---------- Records for this exercise

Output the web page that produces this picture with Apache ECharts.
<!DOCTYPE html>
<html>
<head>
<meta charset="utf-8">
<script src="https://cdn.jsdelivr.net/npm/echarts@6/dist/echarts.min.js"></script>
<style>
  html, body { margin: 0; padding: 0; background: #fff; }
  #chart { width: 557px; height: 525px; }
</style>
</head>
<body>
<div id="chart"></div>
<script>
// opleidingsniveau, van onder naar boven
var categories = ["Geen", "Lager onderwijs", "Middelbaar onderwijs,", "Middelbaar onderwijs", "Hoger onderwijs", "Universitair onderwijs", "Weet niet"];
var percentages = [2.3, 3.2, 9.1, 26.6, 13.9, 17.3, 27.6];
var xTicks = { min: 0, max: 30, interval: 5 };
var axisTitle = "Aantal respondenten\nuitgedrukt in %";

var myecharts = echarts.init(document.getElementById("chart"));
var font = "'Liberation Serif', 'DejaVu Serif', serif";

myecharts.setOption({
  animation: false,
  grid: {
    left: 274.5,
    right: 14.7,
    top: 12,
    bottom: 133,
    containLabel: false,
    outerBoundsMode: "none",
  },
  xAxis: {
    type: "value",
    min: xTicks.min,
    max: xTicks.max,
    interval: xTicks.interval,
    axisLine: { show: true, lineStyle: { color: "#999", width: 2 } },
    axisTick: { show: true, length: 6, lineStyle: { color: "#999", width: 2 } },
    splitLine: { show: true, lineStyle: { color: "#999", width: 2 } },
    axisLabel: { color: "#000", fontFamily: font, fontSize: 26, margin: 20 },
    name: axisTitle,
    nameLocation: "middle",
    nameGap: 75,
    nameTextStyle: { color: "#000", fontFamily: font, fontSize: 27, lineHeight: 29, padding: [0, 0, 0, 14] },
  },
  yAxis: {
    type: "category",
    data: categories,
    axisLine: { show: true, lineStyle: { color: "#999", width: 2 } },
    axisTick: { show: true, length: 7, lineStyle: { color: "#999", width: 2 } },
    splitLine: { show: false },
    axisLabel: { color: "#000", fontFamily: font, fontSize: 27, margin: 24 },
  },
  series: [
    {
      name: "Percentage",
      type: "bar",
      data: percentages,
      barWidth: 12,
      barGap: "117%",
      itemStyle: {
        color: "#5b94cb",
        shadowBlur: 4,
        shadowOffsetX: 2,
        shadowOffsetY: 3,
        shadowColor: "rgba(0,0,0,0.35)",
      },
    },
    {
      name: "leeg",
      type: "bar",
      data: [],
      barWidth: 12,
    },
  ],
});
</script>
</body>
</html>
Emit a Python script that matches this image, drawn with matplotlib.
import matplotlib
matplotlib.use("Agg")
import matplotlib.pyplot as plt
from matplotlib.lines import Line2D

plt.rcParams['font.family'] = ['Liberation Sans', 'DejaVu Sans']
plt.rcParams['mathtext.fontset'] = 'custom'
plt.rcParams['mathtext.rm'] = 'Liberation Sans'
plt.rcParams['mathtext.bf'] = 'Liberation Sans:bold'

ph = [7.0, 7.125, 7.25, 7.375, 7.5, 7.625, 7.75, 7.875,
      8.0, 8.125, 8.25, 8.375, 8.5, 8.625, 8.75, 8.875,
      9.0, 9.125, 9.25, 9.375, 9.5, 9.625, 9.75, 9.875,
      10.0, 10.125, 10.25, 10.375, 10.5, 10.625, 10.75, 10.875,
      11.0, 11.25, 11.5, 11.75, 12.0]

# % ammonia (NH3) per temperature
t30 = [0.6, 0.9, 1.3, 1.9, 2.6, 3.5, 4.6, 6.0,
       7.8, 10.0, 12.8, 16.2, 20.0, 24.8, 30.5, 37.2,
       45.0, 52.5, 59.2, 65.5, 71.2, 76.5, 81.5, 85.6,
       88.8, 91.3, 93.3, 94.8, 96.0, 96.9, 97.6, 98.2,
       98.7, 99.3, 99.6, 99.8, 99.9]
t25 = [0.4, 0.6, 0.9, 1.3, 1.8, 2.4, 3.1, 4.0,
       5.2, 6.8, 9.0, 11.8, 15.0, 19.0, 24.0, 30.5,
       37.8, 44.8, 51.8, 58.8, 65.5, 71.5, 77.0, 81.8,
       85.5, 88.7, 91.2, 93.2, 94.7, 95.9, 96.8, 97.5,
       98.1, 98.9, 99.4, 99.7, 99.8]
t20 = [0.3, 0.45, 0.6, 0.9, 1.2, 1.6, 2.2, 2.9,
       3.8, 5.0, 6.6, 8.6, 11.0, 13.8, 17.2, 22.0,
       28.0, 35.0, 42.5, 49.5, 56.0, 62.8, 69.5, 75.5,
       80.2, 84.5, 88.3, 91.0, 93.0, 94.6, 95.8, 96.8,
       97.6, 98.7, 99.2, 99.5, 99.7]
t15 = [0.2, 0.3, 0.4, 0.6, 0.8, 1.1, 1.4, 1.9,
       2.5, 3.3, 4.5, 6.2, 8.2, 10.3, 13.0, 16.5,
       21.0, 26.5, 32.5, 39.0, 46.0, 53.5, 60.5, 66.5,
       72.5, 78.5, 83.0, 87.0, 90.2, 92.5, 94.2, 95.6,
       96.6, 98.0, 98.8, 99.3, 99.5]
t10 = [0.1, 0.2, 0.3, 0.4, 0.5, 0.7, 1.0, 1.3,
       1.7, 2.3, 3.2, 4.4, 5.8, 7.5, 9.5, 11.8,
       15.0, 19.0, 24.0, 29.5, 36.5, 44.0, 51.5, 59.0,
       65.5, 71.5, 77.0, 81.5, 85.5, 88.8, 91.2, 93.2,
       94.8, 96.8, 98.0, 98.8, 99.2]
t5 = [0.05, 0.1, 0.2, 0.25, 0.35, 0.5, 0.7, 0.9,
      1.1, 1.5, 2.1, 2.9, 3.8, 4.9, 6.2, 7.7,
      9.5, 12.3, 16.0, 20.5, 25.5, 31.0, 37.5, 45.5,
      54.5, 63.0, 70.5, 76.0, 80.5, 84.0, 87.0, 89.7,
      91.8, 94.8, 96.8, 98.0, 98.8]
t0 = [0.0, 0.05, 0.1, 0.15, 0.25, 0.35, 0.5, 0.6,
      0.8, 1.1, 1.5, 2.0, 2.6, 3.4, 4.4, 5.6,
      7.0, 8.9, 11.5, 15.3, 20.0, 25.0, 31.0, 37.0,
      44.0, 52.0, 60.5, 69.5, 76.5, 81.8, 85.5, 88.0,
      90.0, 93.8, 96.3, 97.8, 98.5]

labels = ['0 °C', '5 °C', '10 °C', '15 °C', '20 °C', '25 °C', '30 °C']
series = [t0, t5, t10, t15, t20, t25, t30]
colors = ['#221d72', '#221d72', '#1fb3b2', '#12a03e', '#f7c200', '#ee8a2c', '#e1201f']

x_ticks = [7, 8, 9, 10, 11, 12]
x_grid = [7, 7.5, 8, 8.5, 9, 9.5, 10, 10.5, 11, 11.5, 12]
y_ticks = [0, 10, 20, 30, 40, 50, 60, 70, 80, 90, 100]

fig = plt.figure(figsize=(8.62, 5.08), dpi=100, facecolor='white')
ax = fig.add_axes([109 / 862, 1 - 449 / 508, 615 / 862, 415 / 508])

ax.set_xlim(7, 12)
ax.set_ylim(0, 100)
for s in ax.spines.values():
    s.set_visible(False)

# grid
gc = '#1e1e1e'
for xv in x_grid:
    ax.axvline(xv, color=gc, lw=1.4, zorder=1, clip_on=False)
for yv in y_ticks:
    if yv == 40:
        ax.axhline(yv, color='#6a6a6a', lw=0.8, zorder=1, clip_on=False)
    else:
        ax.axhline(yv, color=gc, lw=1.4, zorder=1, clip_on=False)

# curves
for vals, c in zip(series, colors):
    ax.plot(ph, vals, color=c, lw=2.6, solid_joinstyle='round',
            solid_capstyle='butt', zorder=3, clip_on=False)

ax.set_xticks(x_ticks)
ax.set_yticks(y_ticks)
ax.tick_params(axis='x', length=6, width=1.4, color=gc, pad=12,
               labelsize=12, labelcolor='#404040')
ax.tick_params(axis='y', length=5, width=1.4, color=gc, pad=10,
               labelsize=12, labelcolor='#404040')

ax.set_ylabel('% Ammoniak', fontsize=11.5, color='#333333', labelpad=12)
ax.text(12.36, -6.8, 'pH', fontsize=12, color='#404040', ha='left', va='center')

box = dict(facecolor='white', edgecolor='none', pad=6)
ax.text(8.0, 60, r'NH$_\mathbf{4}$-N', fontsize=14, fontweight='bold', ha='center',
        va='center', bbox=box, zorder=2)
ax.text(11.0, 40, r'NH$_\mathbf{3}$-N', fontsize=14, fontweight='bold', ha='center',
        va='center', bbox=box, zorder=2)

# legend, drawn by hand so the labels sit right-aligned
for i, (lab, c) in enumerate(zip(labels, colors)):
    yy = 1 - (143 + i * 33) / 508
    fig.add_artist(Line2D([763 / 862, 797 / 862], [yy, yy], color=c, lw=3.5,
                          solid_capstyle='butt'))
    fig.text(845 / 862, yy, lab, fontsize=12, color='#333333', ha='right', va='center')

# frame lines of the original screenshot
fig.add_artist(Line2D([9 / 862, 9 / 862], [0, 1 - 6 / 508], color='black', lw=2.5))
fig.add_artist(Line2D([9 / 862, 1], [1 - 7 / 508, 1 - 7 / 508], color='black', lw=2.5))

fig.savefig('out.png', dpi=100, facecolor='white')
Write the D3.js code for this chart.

--------------------

Write out each line exactly as it appears, from the line with "Emit a Python" up to and including the line with "plt.rcParams['mathtext.bf'] = 'Liberation".

Emit a Python script that matches this image, drawn with matplotlib.
import matplotlib
matplotlib.use("Agg")
import matplotlib.pyplot as plt
from matplotlib.lines import Line2D

plt.rcParams['font.family'] = ['Liberation Sans', 'DejaVu Sans']
plt.rcParams['mathtext.fontset'] = 'custom'
plt.rcParams['mathtext.rm'] = 'Liberation Sans'
plt.rcParams['mathtext.bf'] = 'Liberation Sans:bold'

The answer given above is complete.